Lo trovano seduto nel piazzale del tempio, circondato da molta gente che lo ascolta con attenzione. Trascinano la donna nel mezzo, “in piedi, di fronte a tutti” e, con un sorriso pieno di sottintesi, gli chiedono: “Maestro, la legge ordina di lapidare le donne come questa. Tu che ne dici?”.

Gesù non risponde. Si china e comincia a scrivere per terra. Cosa scrive?

L’opinione – che si è diffusa a partire da san Gerolamo – che egli abbia scritto i peccati degli accusatori non ha senso e nessuno più la sostiene. È molto documentata invece l’usanza fra i popoli semiti di scarabocchiare per terra mentre si sta pensando oppure si vuole scaricare la tensione o controllare l’irritazione di fronte a chi pone domande assurde o provocatorie.
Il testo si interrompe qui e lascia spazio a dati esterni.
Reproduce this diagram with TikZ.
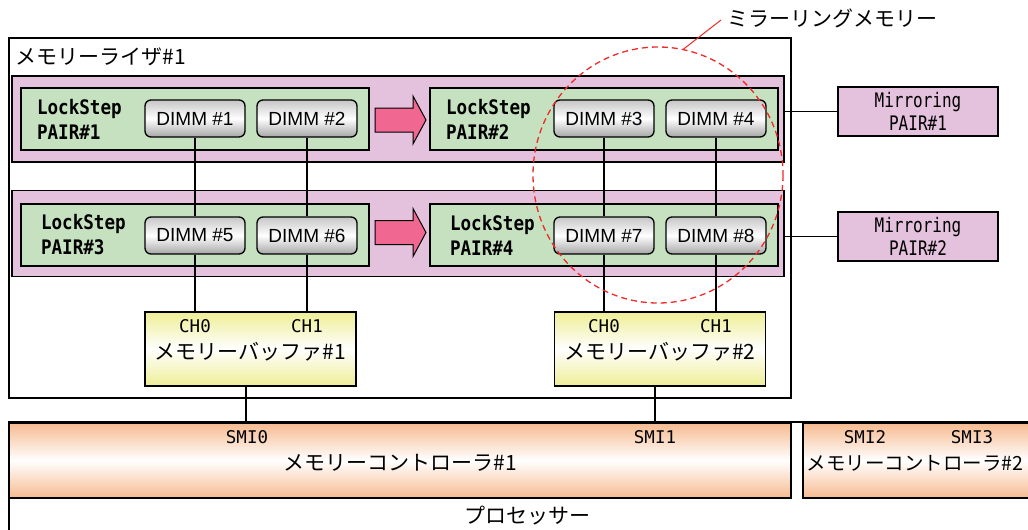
\documentclass[tikz,border=0pt]{standalone}
\usepackage{fontspec}
\setmainfont{Liberation Sans}
\newfontfamily\jpfont{Noto Sans CJK JP}
\newfontfamily\mirfont[FakeStretch=0.8]{DejaVu Sans Mono}
\newfontfamily\lockfont[FakeStretch=0.88]{DejaVu Sans Mono}
\newfontfamily\chfont{DejaVu Sans Mono}
\usetikzlibrary{positioning}
\definecolor{bandpink}{HTML}{E4C1DC}
\definecolor{pairgreen}{HTML}{C5E1C0}
\definecolor{arrowpink}{HTML}{F06792}
\definecolor{bufyellow}{HTML}{EEEE96}
\definecolor{ctlorange}{HTML}{F6BA90}
\definecolor{mirred}{HTML}{EE2A2A}

\begin{document}
\begin{tikzpicture}[x=1pt, y=-1pt, line width=1.3pt,
	box/.style = {draw, inner sep=0pt},
	band/.style = {box, fill=bandpink, minimum width=772, minimum height=86},
	pair/.style = {box, fill=pairgreen, minimum width=348, minimum height=62},
	lock/.style = {font=\lockfont\bfseries\fontsize{20}{25}\selectfont, align=left, inner sep=0pt},
	dimm/.style = {box, rounded corners=6pt, top color=gray!45, bottom color=gray!70, middle color=white,
		minimum width=100, minimum height=37, font=\fontsize{19}{20}\selectfont},
	buffer/.style = {box, top color=bufyellow, bottom color=bufyellow, middle color=white,
		minimum width=211, minimum height=74},
	ctl/.style = {box, top color=ctlorange, bottom color=ctlorange, middle color=white, minimum height=75},
	mirror/.style = {box, fill=bandpink, minimum width=160, minimum height=49, align=center,
		font=\mirfont\fontsize{20}{23}\selectfont},
	jp/.style = {font=\jpfont\fontsize{21}{23}\selectfont, inner sep=0pt},
	ch/.style = {font=\chfont\fontsize{17.5}{19}\selectfont, inner sep=0pt},
	mirline/.style = {draw=mirred, line width=1.3pt, dash pattern=on 6pt off 4pt}]
	\clip (0,0) rectangle (1028,530);
	% processor and controllers
	\draw (9,422) rectangle (1060,560);
	\node[jp] (proc) at (527,516) {プロセッサー};
	\node[ctl, minimum width=782] (ctl1) at (400,460.5) {};
	\node[ctl, minimum width=247] (ctl2) at (926.5,460.5) {};
	\node[jp] (ctl1lbl) at (400,463) {メモリーコントローラ\#1};
	\node[jp, anchor=west, font=\jpfont\fontsize{19.5}{22}\selectfont] (ctl2lbl) at (806,463) {メモリーコントローラ\#2};
	\node[ch] (smi0) at (247,437) {SMI0};
	\node[ch] (smi1) at (655,437) {SMI1};
	\node[ch] (smi2) at (865,437) {SMI2};
	\node[ch] (smi3) at (972,437) {SMI3};
	% riser
	\node[box, minimum width=782, minimum height=360] (riser) at (400,218) {};
	\node[jp, anchor=west] (riserlbl) at (15,57) {メモリーライザ\#1};
	\node[band] (band1) at (398,119) {};
	\node[band] (band2) at (398,233.5) {};
	\node[pair] (pair1) at (195,119) {};
	\node[pair] (pair2) at (604,119) {};
	\node[pair] (pair3) at (195,235) {};
	\node[pair] (pair4) at (604,235) {};
	\node[lock, right=16pt of pair1.west] (lock1) {LockStep\\PAIR\#1};
	\node[lock, right=16pt of pair2.west] (lock2) {LockStep\\PAIR\#2};
	\node[lock, right=20pt of pair3.west] (lock3) {LockStep\\PAIR\#3};
	\node[lock, right=20pt of pair4.west] (lock4) {LockStep\\PAIR\#4};
	\foreach \y in {120,232.5}
		\draw[fill=arrowpink, line width=1pt] (375,\y-12) -- (413,\y-12) -- (413,\y-24) -- (426,\y)
			-- (413,\y+24) -- (413,\y+12) -- (375,\y+12) -- cycle;
	\node[dimm] (d1) at (195,118.5) {DIMM \#1};
	\node[dimm] (d2) at (307,118.5) {DIMM \#2};
	\node[dimm] (d3) at (604,118.5) {DIMM \#3};
	\node[dimm] (d4) at (716,118.5) {DIMM \#4};
	\node[dimm] (d5) at (195,235.5) {DIMM \#5};
	\node[dimm] (d6) at (307,235.5) {DIMM \#6};
	\node[dimm] (d7) at (604,235.5) {DIMM \#7};
	\node[dimm] (d8) at (716,235.5) {DIMM \#8};
	% buffers
	\node[buffer] (buf1) at (250.5,349) {};
	\node[buffer] (buf2) at (660,349) {};
	\node[ch] (ch0a) at (195,326) {CH0};
	\node[ch] (ch1a) at (307,326) {CH1};
	\node[ch] (ch0b) at (604,326) {CH0};
	\node[ch] (ch1b) at (716,326) {CH1};
	\node[jp] (buf1lbl) at (250.5,352) {メモリーバッファ\#1};
	\node[jp] (buf2lbl) at (660,352) {メモリーバッファ\#2};
	% mirroring pairs
	\node[mirror] (mir1) at (918,111.5) {Mirroring\\PAIR\#1};
	\node[mirror] (mir2) at (918,236.5) {Mirroring\\PAIR\#2};
	\draw (mir1.west) -- (mir1.west -| band1.east);
	\draw (mir2.west) -- (mir2.west -| band2.east);
	% wiring
	\draw (d1) -- (d5);
	\draw (d2) -- (d6);
	\draw (d3) -- (d7);
	\draw (d4) -- (d8);
	\draw (d5.south) -- (d5.south |- buf1.north);
	\draw (d6.south) -- (d6.south |- buf1.north);
	\draw (d7.south) -- (d7.south |- buf2.north);
	\draw (d8.south) -- (d8.south |- buf2.north);
	\draw ([xshift=-4.5pt]buf1.south) -- ([xshift=-4.5pt]buf1.south |- ctl1.north);
	\draw ([xshift=-5pt]buf2.south) -- ([xshift=-5pt]buf2.south |- ctl1.north);
	% mirrored memory
	\path[mirline] (658,175) ellipse [x radius=125, y radius=128];
	\coordinate (callout) at (683,49.5);
	\node[jp, anchor=west] (mirlbl) at (727,18) {ミラーリングメモリー};
	\draw[draw=mirred, line width=1pt] (callout) -- ([xshift=-6pt,yshift=-2pt]mirlbl.west);
\end{tikzpicture}
\end{document}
Gesù potrebbe togliersi d’impiccio in modo molto semplice: invitando gli accusatori a rivolgersi ai giudici legittimi. Il tribunale del sinedrio dista non più di un centinaio di metri. Ma questo significherebbe abbandonare quella donna che i “difensori della pubblica moralità” considerano ormai un trofeo, una preda. Per questo alza il capo e dice: “Chi di voi è senza peccato scagli per primo la pietra contro di lei”. Poi si china di nuovo e continua a tracciare linee per terra.

A quel punto i presenti cominciano a non sentirsi più a loro agio: sono stati smascherati, è stata messa a nudo la loro ipocrisia. Abbassano gli occhi e, cercando di assumere un atteggiamento disinvolto, per nascondere l’imbarazzo e la vergogna, si allontanano, cominciando dai più vecchi, dai “presbiteri” – dice il testo greco. Non rimangono che Gesù e la donna, da soli.
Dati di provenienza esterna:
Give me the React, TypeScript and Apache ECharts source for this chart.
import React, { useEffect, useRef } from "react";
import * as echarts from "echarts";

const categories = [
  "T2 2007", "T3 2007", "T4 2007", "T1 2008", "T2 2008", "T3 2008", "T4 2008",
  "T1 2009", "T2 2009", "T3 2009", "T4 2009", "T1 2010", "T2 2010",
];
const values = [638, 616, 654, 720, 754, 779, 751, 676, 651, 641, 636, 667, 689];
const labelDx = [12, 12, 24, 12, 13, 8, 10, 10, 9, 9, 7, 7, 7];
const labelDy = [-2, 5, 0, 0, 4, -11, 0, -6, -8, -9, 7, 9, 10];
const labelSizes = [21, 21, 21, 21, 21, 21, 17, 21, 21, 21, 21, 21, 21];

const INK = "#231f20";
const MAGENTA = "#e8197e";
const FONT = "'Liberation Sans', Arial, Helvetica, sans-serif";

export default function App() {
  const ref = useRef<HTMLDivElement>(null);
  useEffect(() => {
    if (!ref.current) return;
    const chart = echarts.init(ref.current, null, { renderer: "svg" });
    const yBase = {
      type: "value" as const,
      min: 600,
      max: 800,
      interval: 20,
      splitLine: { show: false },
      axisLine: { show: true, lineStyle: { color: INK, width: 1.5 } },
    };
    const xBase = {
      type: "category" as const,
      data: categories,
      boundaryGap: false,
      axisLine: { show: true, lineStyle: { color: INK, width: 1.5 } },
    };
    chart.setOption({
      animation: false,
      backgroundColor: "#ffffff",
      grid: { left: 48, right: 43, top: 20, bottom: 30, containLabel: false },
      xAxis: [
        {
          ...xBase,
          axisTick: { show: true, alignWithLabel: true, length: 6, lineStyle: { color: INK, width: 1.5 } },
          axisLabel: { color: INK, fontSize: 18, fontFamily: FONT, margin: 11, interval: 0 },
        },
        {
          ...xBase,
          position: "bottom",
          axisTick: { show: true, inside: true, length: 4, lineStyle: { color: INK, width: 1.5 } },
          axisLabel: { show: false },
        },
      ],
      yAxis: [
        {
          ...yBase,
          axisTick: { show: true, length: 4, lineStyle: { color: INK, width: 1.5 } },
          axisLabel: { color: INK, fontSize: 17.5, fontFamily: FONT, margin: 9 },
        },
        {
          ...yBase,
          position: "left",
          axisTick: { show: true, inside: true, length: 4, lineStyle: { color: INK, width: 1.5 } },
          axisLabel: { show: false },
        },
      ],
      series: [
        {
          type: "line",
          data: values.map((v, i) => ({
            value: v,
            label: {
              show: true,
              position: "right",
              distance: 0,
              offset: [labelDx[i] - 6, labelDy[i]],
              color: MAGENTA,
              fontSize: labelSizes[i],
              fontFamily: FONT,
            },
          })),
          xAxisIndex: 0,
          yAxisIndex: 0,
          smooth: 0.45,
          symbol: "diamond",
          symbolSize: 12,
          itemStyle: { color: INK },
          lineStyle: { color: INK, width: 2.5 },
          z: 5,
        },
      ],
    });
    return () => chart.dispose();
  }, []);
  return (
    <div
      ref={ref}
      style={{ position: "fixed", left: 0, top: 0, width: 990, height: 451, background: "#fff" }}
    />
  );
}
Consideriamo bene la posizione dei due.

La donna era stata collocata in piedi, come avveniva con gli accusati durante i processi (v.3) e Gesù era seduto (v.2). Durante tutto il dialogo la posizione non cambia: Gesù si china (v.6), alza il capo (v.7) e si china di nuovo (v.8), ma rimane sempre seduto e la donna in piedi, “là in mezzo” (v.9).

Al versetto 10 il nostro testo dice: “Alzatosi allora Gesù”, dando l’idea che, per pronunciare la sentenza, egli si è levato in piedi. Non è così. Il verbo usato è lo stesso che al v.7 è stato tradotto con “alzò il capo”. Gesù è rimasto dov’era, in basso, nella posizione del servo, non del giudice che guarda dall’alto chi ha sbagliato. Ha solo alzato il capo per comunicare alla donna, con la dolcezza del suo sguardo, la tenerezza di Dio che non condanna mai nessuno.

Se ne sono andati tutti – dice il testo – dunque, assieme agli accusatori, se n’è andata anche la folla e anche i discepoli. Solo Gesù è rimasto per pronunciare la sua sorprendente sentenza: nessuna condanna.

Il Vangelo sottolinea che i primi ad allontanarsi sono stati i più vecchi. Forse sono proprio le persone più mature della comunità che sono invitate a fare un esame di coscienza. Spesso sono proprio loro che si dilettano a “scagliare le pietre” con pettegolezzi e diffamazioni.

Se Gesù non giudica e non condanna, allora significa che il peccato è una cosa da poco? Comportarsi bene o male fa lo stesso?

No! Il peccato è un male molto grave perché distrugge la vita di chi lo commette. Gesù non dice alla donna: “Va’ in pace, hai fatto benissimo a tradire tuo marito, continua così!”; le dice: “Smetti di farti del male, non ripetere l’errore di rovinarti l’esistenza per un momento di piacere”.

Nessuno odia il peccato quanto Gesù, perché nessuno ama l’uomo più di lui. Tuttavia non condanna chi sbaglia (e a nessuno permette di lanciare pietre) per non aggiungere altro male a quello che il peccatore si è già fatto.

Forse egli non condanna ora, ma un giorno giudicherà e punirà i suoi figli che hanno commesso il male? Prestiamo attenzione. Gesù non dice alla peccatrice: “Per questa volta non ti condanno”. Questo sarebbe andato bene anche ai rigoristi dei primi secoli. Dice: “Non ti condanno”, né oggi, né domani, né mai.

Questa pagina del Vangelo oggi non disturba meno di ieri. Non lascia tranquilli coloro che continuano ad arrogarsi il diritto, dal fortino inattaccabile del loro perbenismo, di scagliare pietre non più con le mani, ma diffamando, isolando, pronunciando giudizi severi, alimentando diffidenze, diffondendo pettegolezzi. Gesù non tollera che qualcuno scagli queste pietre dolorose e crudeli contro chi si regge a stento, piegato sotto il peso dei propri errori.